Per capire le dimensioni di questa città sommersa basta pensare che ogni giorno a Roma circola un esercito di venditori abusivi, dai 15 ai 18mila, secondo le stime del «libro nero» sul commercio fuorilegge della Confcommercio. Praticamente, denuncia il rapporto, un ambulante irregolare ogni quattro imprese in regola. Se non è concorrenza sleale, questa. Il giro di affari illegale solo a Roma si aggira intorno al miliardo e mezzo di euro, calcola l’associazione della Confcommercio considerando che la Guardia di Finanza nella Capitale sequestra più del 20 per cento del totale dei prodotti confiscati in tutta Italia. Un danno enorme per la città, anche questo calcolabile.

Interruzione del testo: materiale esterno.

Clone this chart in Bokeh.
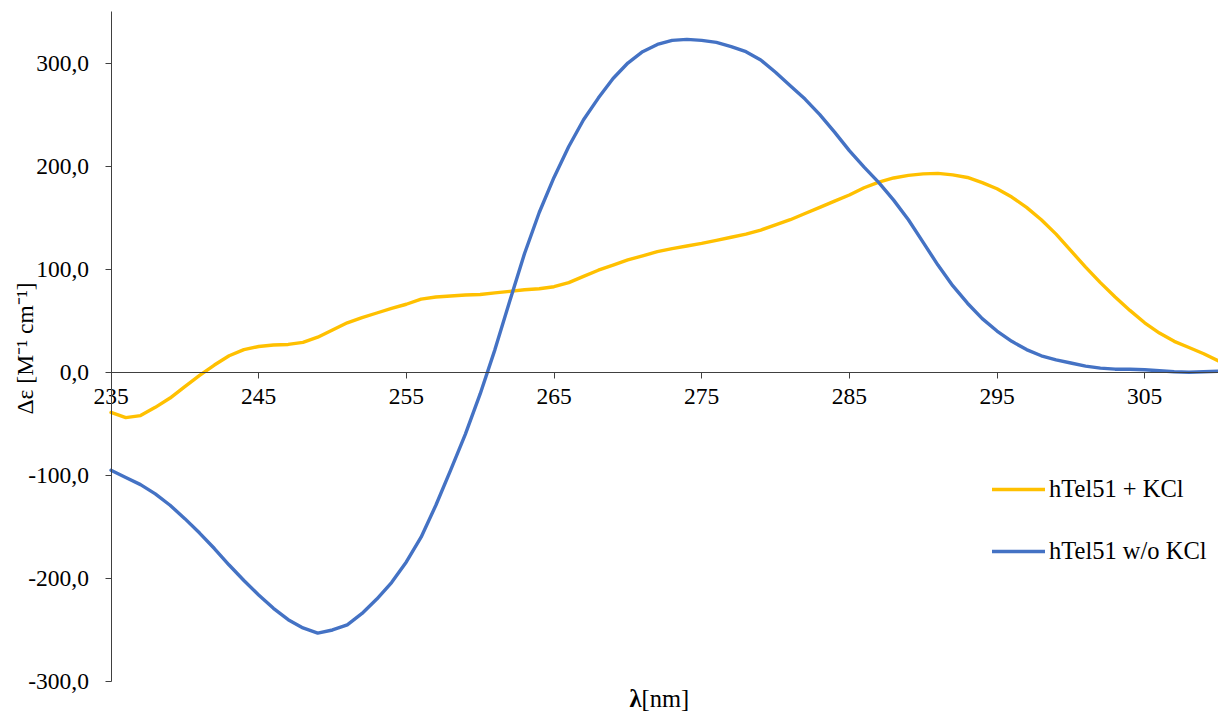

Se gli abusivi pagassero regolarmente le imposte, Roma incasserebbe ogni anno tutti questi soldi: da 220 a 400 milioni di imposta sul reddito, da 120 a 180 milioni di imposta sul valore aggiunto, da 130 a 190 milioni di contribuzioni assicurative e previdenziali, da 40 a 70 milioni di tassazione del suolo pubblico e altrettanti per lo smaltimento rifiuti.